:: DESCRIPTION OF THE TASK ::
The lines to extract run from the first line of the material below to the line containing "plt.rcParams['font.family'] = ['Liberation", both included; leave the pictures behind.

:: GIVEN DATA ::
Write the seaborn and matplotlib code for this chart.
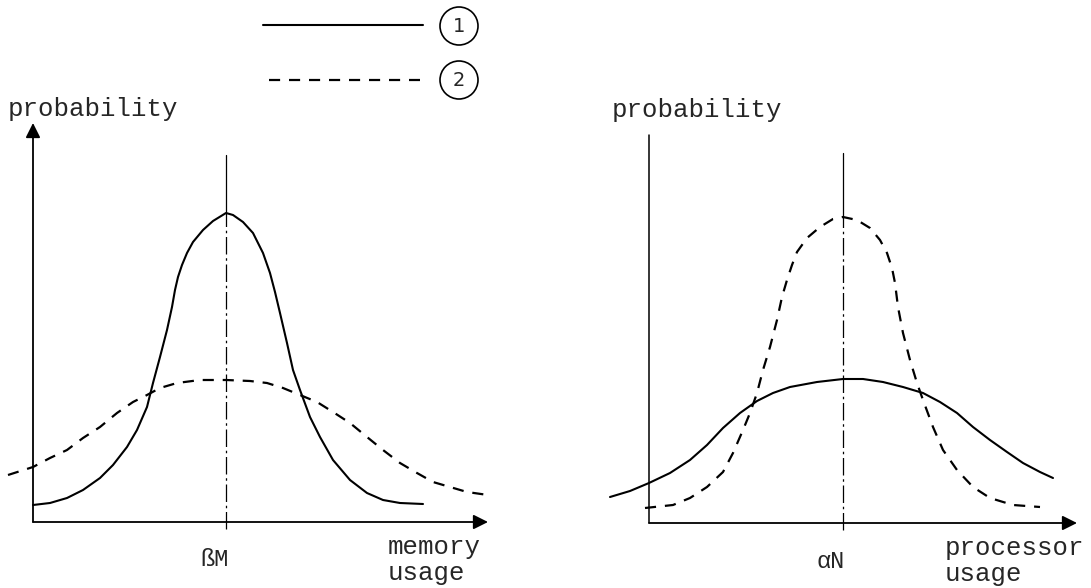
import matplotlib.pyplot as plt
import numpy as np
import pandas as pd
import seaborn as sns

sns.set_style('white')
plt.rcParams['font.family'] = ['Liberation Mono', 'DejaVu Sans']

#%% data (x = usage from origin, y = probability, arbitrary units)
memory_x1 = [0, 17, 34, 50, 67, 80, 94, 104, 114, 120, 127, 134, 139, 142, 145,
             149, 154, 160, 170, 180, 193, 200, 210, 220, 230, 237, 242, 247,
             254, 260, 267, 277, 287, 300, 317, 334, 350, 367, 390]
memory_p1 = [17, 19, 24, 32, 44, 57, 75, 92, 115, 139, 165, 192, 215, 232, 245,
             257, 269, 280, 292, 301, 309, 307, 300, 289, 269, 249, 230, 209,
             179, 152, 132, 105, 85, 62, 42, 29, 22, 19, 18]
memory_x2 = [-25, 0, 17, 34, 50, 67, 84, 100, 114, 127, 144, 167, 193, 217, 234,
             250, 267, 284, 300, 317, 334, 350, 367, 384, 400, 417, 434, 455]
memory_p2 = [47, 55, 64, 72, 84, 95, 109, 120, 127, 134, 139, 142, 142, 141, 139,
             134, 127, 120, 110, 99, 85, 72, 59, 49, 40, 35, 30, 27]
memory_center = 193

proc_x1 = [-39, -19, 0, 21, 41, 58, 74, 91, 108, 124, 141, 168, 194, 214, 234,
           254, 274, 291, 308, 324, 341, 358, 374, 391, 404]
proc_p1 = [26, 32, 40, 50, 63, 78, 95, 110, 122, 130, 136, 141, 144, 144, 141,
           136, 130, 121, 110, 96, 83, 71, 60, 51, 45]
proc_x2 = [-4, 24, 41, 58, 74, 84, 94, 101, 108, 114, 121, 128, 133, 138, 143,
           148, 158, 171, 184, 194, 208, 221, 231, 238, 243, 246, 249, 254, 261,
           268, 274, 284, 294, 308, 324, 341, 364, 391]
proc_p2 = [15, 18, 25, 36, 51, 70, 93, 110, 130, 153, 176, 203, 226, 243, 258,
           271, 285, 296, 304, 306, 303, 295, 283, 270, 255, 240, 216, 190, 163,
           140, 123, 96, 73, 53, 36, 25, 18, 16]
proc_center = 194

legend_labels = ['1', '2']

#%% figure
W, H = 1091, 588
fig = plt.figure(figsize=(W / 100, H / 100), dpi=100)

# each panel axes spans the whole figure, 1 data unit = 1 pixel
ax_mem = fig.add_axes([0, 0, 1, 1])
ax_mem.set(xlim=(-33, W - 33), ylim=(-(H - 522), 522))
ax_proc = fig.add_axes([0, 0, 1, 1])
ax_proc.set(xlim=(-649, W - 649), ylim=(-(H - 523), 523))
ax_top = fig.add_axes([0, 0, 1, 1])
ax_top.set(xlim=(0, W), ylim=(H, 0))
for a in (ax_mem, ax_proc, ax_top):
    a.axis('off')
    a.patch.set_alpha(0)

solid_kw = dict(color='black', linewidth=1.5, estimator=None, sort=False)
dash_kw = dict(color='black', linewidth=1.6, estimator=None, sort=False,
               dashes=False, linestyle=(0, (5, 4)))


def draw_panel(ax, x1, p1, x2, p2, center, y_top, x_end, y_arrow, center_top,
               center_lbl, usage_lbl, usage_x):
    sns.lineplot(x=x1, y=p1, ax=ax, **solid_kw)
    sns.lineplot(x=x2, y=p2, ax=ax, **dash_kw)
    # axes
    arrow = dict(arrowstyle='-|>', mutation_scale=22, lw=1.3, color='black',
                 shrinkA=0, shrinkB=0)
    ax.annotate('', xy=(x_end, 0), xytext=(0, 0), arrowprops=arrow)
    if y_arrow:
        ax.annotate('', xy=(0, y_top), xytext=(0, 0), arrowprops=arrow)
    else:
        ax.plot([0, 0], [0, y_top], color='black', lw=1.1)
    # centre line
    peak = max(max(p1), max(p2))
    ax.plot([center, center], [peak, center_top], color='black', lw=0.9)
    ax.plot([center, center], [-7, peak], color='black', lw=0.9,
            linestyle=(0, (14, 3, 2, 3)))
    ax.text(center - 12, -38, center_lbl, ha='center', va='center', fontsize=17)
    ax.text(usage_x, -25, usage_lbl[0], ha='left', va='center', fontsize=18.5)
    ax.text(usage_x, -51, usage_lbl[1], ha='left', va='center', fontsize=18.5)


draw_panel(ax_mem, memory_x1, memory_p1, memory_x2, memory_p2, memory_center,
           399, 455, True, 367, 'ßM', ['memory', 'usage'], 355)
draw_panel(ax_proc, proc_x1, proc_p1, proc_x2, proc_p2, proc_center,
           388, 428, False, 370, 'αN', ['processor', 'usage'], 296)

ax_mem.text(-25, 413, 'probability', ha='left', va='center', fontsize=18.5)
ax_proc.text(-37, 413, 'probability', ha='left', va='center', fontsize=18.5)

# legend drawn by hand
ax_top.plot([263, 423], [25, 25], color='black', lw=1.5)
ax_top.plot([269, 420], [80, 80], color='black', lw=1.6, linestyle=(0, (5, 4)))
for lbl, yc in zip(legend_labels, [26, 80]):
    ax_top.add_patch(plt.Circle((459, yc), 19, fill=False, lw=1.2, color='black'))
    ax_top.text(459, yc, lbl, ha='center', va='center', fontsize=14,
                family='DejaVu Sans')

fig.savefig('out.png', dpi=100)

:: SOLUTION FOR THIS PROBLEM ::
Write the seaborn and matplotlib code for this chart.
import matplotlib.pyplot as plt
import numpy as np
import pandas as pd
import seaborn as sns

sns.set_style('white')
plt.rcParams['font.family'] = ['Liberation Mono', 'DejaVu Sans']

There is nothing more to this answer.